** begin Provided entries **
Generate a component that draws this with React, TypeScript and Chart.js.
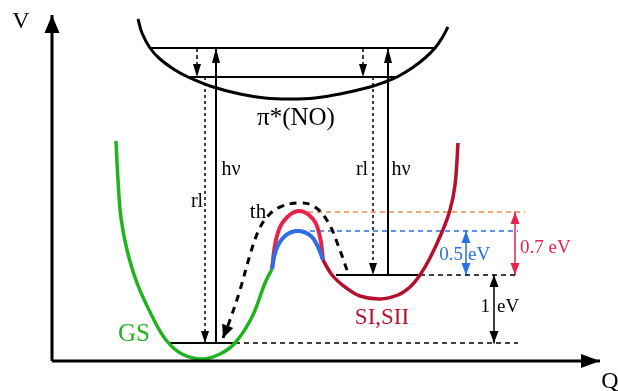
** end Provided entries **
** begin Provided entries **
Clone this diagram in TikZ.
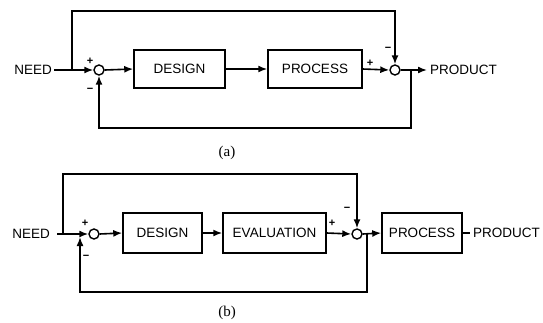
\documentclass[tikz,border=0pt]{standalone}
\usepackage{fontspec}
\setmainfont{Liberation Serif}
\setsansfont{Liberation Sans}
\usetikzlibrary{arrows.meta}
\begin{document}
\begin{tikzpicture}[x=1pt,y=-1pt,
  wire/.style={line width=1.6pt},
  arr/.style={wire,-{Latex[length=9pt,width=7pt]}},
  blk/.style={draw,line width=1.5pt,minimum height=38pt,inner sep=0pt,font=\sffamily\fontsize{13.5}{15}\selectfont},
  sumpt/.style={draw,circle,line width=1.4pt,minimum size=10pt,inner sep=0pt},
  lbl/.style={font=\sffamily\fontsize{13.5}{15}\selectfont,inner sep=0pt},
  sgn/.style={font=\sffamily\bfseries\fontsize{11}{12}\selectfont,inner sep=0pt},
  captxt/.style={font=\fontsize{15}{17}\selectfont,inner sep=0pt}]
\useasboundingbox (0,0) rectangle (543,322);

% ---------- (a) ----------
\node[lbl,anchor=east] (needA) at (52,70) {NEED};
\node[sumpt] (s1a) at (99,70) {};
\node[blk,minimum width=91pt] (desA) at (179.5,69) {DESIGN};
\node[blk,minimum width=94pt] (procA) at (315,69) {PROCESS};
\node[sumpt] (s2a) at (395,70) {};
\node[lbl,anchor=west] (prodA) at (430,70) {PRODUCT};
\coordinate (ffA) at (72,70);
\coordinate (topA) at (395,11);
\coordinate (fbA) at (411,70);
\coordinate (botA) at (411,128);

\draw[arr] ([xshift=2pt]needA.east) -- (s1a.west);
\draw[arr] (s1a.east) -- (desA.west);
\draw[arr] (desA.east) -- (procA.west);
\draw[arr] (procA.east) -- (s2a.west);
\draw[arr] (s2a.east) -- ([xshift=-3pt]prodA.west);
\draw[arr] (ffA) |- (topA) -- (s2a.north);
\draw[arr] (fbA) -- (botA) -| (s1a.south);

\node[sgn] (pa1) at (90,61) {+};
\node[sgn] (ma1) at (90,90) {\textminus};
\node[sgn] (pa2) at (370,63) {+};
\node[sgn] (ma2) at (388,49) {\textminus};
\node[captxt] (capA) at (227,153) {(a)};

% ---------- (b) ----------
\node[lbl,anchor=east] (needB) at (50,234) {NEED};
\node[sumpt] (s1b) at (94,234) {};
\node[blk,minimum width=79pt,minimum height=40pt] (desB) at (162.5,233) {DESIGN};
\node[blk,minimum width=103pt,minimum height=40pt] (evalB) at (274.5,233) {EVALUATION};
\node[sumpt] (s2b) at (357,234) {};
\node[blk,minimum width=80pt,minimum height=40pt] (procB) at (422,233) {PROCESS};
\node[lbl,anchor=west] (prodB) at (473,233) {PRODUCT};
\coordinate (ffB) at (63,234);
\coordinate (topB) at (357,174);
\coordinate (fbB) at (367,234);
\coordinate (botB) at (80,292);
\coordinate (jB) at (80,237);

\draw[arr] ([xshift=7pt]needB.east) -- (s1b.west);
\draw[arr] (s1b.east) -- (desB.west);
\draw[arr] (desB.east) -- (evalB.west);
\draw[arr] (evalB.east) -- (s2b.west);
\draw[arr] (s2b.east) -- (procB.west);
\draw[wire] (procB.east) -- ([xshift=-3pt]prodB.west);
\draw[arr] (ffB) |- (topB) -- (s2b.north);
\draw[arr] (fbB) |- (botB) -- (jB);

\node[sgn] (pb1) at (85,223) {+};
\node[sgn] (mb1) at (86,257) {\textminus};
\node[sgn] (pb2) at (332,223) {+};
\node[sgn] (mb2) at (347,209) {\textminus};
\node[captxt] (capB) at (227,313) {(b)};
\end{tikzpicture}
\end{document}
** end Provided entries **
** begin Provided entries **
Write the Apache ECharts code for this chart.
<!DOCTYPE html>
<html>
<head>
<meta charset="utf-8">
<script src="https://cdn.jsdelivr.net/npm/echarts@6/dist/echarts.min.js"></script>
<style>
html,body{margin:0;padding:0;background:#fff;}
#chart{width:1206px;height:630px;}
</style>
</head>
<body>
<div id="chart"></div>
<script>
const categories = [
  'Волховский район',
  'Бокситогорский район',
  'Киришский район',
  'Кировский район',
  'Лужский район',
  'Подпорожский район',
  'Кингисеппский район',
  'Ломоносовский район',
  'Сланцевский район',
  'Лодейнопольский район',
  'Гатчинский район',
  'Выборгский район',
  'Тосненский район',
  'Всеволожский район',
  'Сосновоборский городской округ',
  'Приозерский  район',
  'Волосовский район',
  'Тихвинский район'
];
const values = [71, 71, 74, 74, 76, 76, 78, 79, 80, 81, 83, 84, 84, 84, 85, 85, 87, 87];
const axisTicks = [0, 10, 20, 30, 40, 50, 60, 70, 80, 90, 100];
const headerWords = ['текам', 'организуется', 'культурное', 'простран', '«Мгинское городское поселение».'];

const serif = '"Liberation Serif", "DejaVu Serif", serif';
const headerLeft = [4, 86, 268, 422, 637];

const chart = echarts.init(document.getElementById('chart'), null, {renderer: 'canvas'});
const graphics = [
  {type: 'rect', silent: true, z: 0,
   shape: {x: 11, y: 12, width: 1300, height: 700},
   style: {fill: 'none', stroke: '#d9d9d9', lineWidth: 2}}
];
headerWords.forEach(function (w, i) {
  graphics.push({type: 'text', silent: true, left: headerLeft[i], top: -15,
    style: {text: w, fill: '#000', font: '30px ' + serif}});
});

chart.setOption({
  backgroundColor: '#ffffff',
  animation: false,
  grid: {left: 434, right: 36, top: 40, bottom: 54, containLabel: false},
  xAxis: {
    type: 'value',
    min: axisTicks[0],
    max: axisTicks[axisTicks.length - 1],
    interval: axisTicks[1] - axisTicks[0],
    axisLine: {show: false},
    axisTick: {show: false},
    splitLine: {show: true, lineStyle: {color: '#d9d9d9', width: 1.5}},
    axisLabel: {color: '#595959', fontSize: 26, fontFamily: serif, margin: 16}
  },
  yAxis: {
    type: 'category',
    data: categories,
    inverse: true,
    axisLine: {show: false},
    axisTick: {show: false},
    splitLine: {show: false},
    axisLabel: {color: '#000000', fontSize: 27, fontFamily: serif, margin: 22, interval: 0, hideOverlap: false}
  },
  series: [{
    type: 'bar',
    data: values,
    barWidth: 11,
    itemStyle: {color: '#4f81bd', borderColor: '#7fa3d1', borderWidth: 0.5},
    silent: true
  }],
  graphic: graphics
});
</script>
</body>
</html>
** end Provided entries **
§ **Given instruction**
Whichever lines contain the string "this", select and copy them.

§ **Expected output**
Generate a component that draws this with React, TypeScript and Chart.js.
Clone this diagram in TikZ.
Write the Apache ECharts code for this chart.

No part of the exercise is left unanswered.